Havayolu taşımacılığında bazı reformlar lazım
Kimse kusura bakmasın ama İstanbul Havalimanı yönetimi veya patronları yap- işlet – devret modelinden kar edecekler diye verdikleri hizmette bize, yani vatandaşa zorluk yaratmamalılar. Bu havayolu firmalarından alınan ayak bastı parasının Türkiye standartlarına göre yeniden düzenlenmesi lazım. Bu rekabete de aykırı. Bir kere her hava yolu şirketinin İstanbul Havalimanına uçak indirme özgürlüğü olmalı. Firmaları böyle saçma ekonomik sıkıştırmalar yapılmasın. Devlet teşvikiyle gayet güzel giden havayolu taşımacılığında özel sektöre de yönelik bazı motivasyonlar sağlanmalı.

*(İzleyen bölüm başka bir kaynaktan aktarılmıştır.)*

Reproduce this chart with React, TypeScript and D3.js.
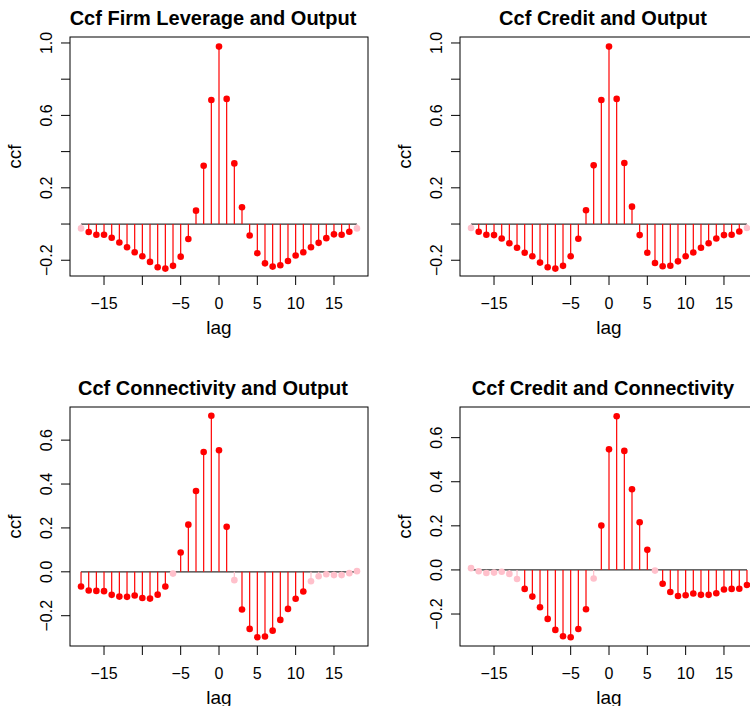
import React from 'react';
import * as d3 from 'd3';

// lags shared by every panel
const lags = [
  -18, -17, -16, -15, -14, -13, -12, -11, -10, -9, -8, -7, -6, -5, -4, -3, -2, -1,
  0, 1, 2, 3, 4, 5, 6, 7, 8, 9, 10, 11, 12, 13, 14, 15, 16, 17, 18,
];

const titles = [
  'Ccf Firm Leverage and Output',
  'Ccf Credit and Output',
  'Ccf Connectivity and Output',
  'Ccf Credit and Connectivity',
];

const leverageOutput = [
  -0.024, -0.044, -0.059, -0.059, -0.076, -0.102, -0.128, -0.156, -0.178, -0.209, -0.239, -0.246,
  -0.231, -0.18, -0.083, 0.074, 0.322, 0.685, 0.98, 0.691, 0.335, 0.093, -0.063, -0.161, -0.217,
  -0.235, -0.228, -0.204, -0.174, -0.156, -0.128, -0.104, -0.078, -0.057, -0.059, -0.043, -0.024,
];
const creditOutput = [
  -0.022, -0.043, -0.059, -0.061, -0.08, -0.106, -0.131, -0.159, -0.178, -0.213, -0.239, -0.246,
  -0.231, -0.178, -0.081, 0.076, 0.324, 0.685, 0.98, 0.691, 0.337, 0.096, -0.061, -0.159, -0.215,
  -0.233, -0.23, -0.206, -0.178, -0.157, -0.131, -0.106, -0.08, -0.061, -0.059, -0.041, -0.022,
];
const connectivityOutput = [
  -0.067, -0.085, -0.087, -0.088, -0.105, -0.113, -0.114, -0.108, -0.119, -0.122, -0.104, -0.067,
  -0.008, 0.088, 0.215, 0.368, 0.546, 0.711, 0.554, 0.205, -0.038, -0.172, -0.26, -0.298, -0.295,
  -0.268, -0.219, -0.169, -0.123, -0.09, -0.043, -0.02, -0.011, -0.015, -0.015, -0.006, 0.003,
];
const creditConnectivity = [
  0.008, -0.006, -0.014, -0.012, -0.008, -0.018, -0.041, -0.086, -0.121, -0.169, -0.222, -0.272,
  -0.301, -0.305, -0.268, -0.178, -0.039, 0.201, 0.547, 0.697, 0.54, 0.366, 0.216, 0.091, -0.003,
  -0.063, -0.1, -0.118, -0.115, -0.107, -0.113, -0.113, -0.106, -0.089, -0.086, -0.085, -0.068,
];

// lags drawn faint (not significant)
const faintLags = [
  [-18, 18],
  [-18, 18],
  [-6, 2, 12, 13, 14, 15, 16, 17, 18],
  [-18, -17, -16, -15, -14, -13, -12, -2, 6],
];

const yLimits = [
  [-0.287, 1.033],
  [-0.287, 1.033],
  [-0.338, 0.751],
  [-0.345, 0.739],
];
const xTicks = [-15, -10, -5, 0, 5, 10, 15];
const xTickLabels = ['\u221215', '', '\u22125', '0', '5', '10', '15'];
const yTicks = [
  [-0.2, 0, 0.2, 0.4, 0.6, 0.8, 1.0],
  [-0.2, 0, 0.2, 0.4, 0.6, 0.8, 1.0],
  [-0.2, 0, 0.2, 0.4, 0.6],
  [-0.2, 0, 0.2, 0.4, 0.6],
];
const yTickLabels = [
  ['\u22120.2', '', '0.2', '', '0.6', '', '1.0'],
  ['\u22120.2', '', '0.2', '', '0.6', '', '1.0'],
  ['\u22120.2', '0.0', '0.2', '0.4', '0.6'],
  ['\u22120.2', '0.0', '0.2', '0.4', '0.6'],
];

const series = [leverageOutput, creditOutput, connectivityOutput, creditConnectivity];

const font = '"Liberation Sans", Arial, Helvetica, sans-serif';
const panelW = 390;
const panelH = 370;
const box = { left: 70, right: 368, top: 37, bottom: 276 };

function Panel({ i }: { i: number }) {
  const values = series[i];
  const x = d3.scaleLinear().domain([-19.44, 19.44]).range([box.left, box.right]);
  const y = d3.scaleLinear().domain(yLimits[i]).range([box.bottom, box.top]);
  const cx = (box.left + box.right) / 2;
  const cy = (box.top + box.bottom) / 2;
  const ox = (i % 2) * panelW;
  const oy = Math.floor(i / 2) * panelH;

  return (
    <g transform={`translate(${ox},${oy})`} fontFamily={font}>
      <text x={cx - 6} y={25} textAnchor="middle" fontWeight="bold" fontSize={20}>
        {titles[i]}
      </text>

      {/* zero line */}
      <line x1={x(lags[0])} x2={x(lags[lags.length - 1])} y1={y(0)} y2={y(0)} stroke="#333" strokeWidth={1.3} />

      {lags.map((lag, k) => {
        const faint = faintLags[i].includes(lag);
        const c = faint ? '#FFC0CB' : '#FF0000';
        return (
          <g key={lag}>
            <line x1={x(lag)} x2={x(lag)} y1={y(0)} y2={y(values[k])} stroke={c} strokeWidth={1.2} />
            <circle cx={x(lag)} cy={y(values[k])} r={3.3} fill={c} />
          </g>
        );
      })}

      <rect x={box.left} y={box.top} width={box.right - box.left} height={box.bottom - box.top}
        fill="none" stroke="#000" strokeWidth={1} />

      {/* x axis */}
      {xTicks.map((t, k) => (
        <g key={t}>
          <line x1={x(t)} x2={x(t)} y1={box.bottom} y2={box.bottom + 9} stroke="#000" />
          <text x={x(t)} y={308.5} textAnchor="middle" fontSize={16}>{xTickLabels[k]}</text>
        </g>
      ))}
      <text x={cx} y={334} textAnchor="middle" fontSize={19}>lag</text>

      {/* y axis */}
      {yTicks[i].map((t, k) => (
        <g key={t}>
          <line x1={box.left - 9} x2={box.left} y1={y(t)} y2={y(t)} stroke="#000" />
          <text transform={`translate(52,${y(t)}) rotate(-90)`} textAnchor="middle" fontSize={16}>
            {yTickLabels[i][k]}
          </text>
        </g>
      ))}
      <text transform={`translate(21,${cy}) rotate(-90)`} textAnchor="middle" fontSize={19}>ccf</text>
    </g>
  );
}

export default function App() {
  return (
    <svg width={750} height={706} style={{ position: 'absolute', left: 0, top: 0, background: '#fff' }}>
      <rect width={750} height={706} fill="#fff" />
      {[0, 1, 2, 3].map(i => <Panel key={i} i={i} />)}
    </svg>
  );
}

Havalimanlarına hastane yapılsın
Bir diğer şey, yine kimse kusura bakmasın ama dünyanın en büyük havalimanlarından biri olan İstanbul Havalimanında sağlık konusunda ciddi birtakım önemler alınmalı. Aynı şey Sabiha Gökçen Havalimanı için de gerekli. Çarşamba akşamı gibi yaşanan bir uçak kazasında, anında müdahale edecek ambulansların sayısı az ise, ya da yok ise, o havalimanında bir sağlık ocağı bile yoksa o zaman o havalimanı değil bir otoban gişesi olur. Hadi Sabiha Gökçen havalimanı eskidi diyelim (ki asla mazeret olmaz) acaba İstanbul Havalimanında nasıl bir sağlık hizmeti var? Mesela Allah korusun normal kapasitede bir uçak düştüğünde o sırada o uçakta yer alan tüm yolculara aynı anda müdahale edebilecek bir ambulans ve doktor – hemşire paketi var mı? Havalimanında bir küçük çapta hastane var mı? Artık mademki seyahat trendi havayoluna doğru kayıyor, bunları da düşünmemiz lazım. Ben hep bardağın boş tarafına bakarım, işletme stratejisinde de hep en kötüye göre pozisyon almak gerekir, hele bu gibi sıkıntılı dönemlerde bu şart. Mesela ben o İstanbul Havalimanını yaparken ilk olarak sağlık konusunun ele alınması gerekir. Ambulans sayısının çok olması gerekir. Oraya bir küçük hastane dahi kurulmalı. Küçük dediğime de bakmayın en azından yoğun bakım ünitesi olan bir hastane de yapılmalı. Bunlar artık standart konular, bunları hala tartışıyor konuşuyor olmak da üzücü. Ama ben bu uçak kazasında hem havayolu şirketlerinin hem de havayollarının özellikle Türkiye gibi havayolu taşımacılığında iddialı olan ve küresel mücadele veren havayollarının bu detaylara da önem göstermesi gerektiğini düşünüyor ve yetkililere İstanbul Havalimanına bir hastane yapılması çağrısında bulunuyorum.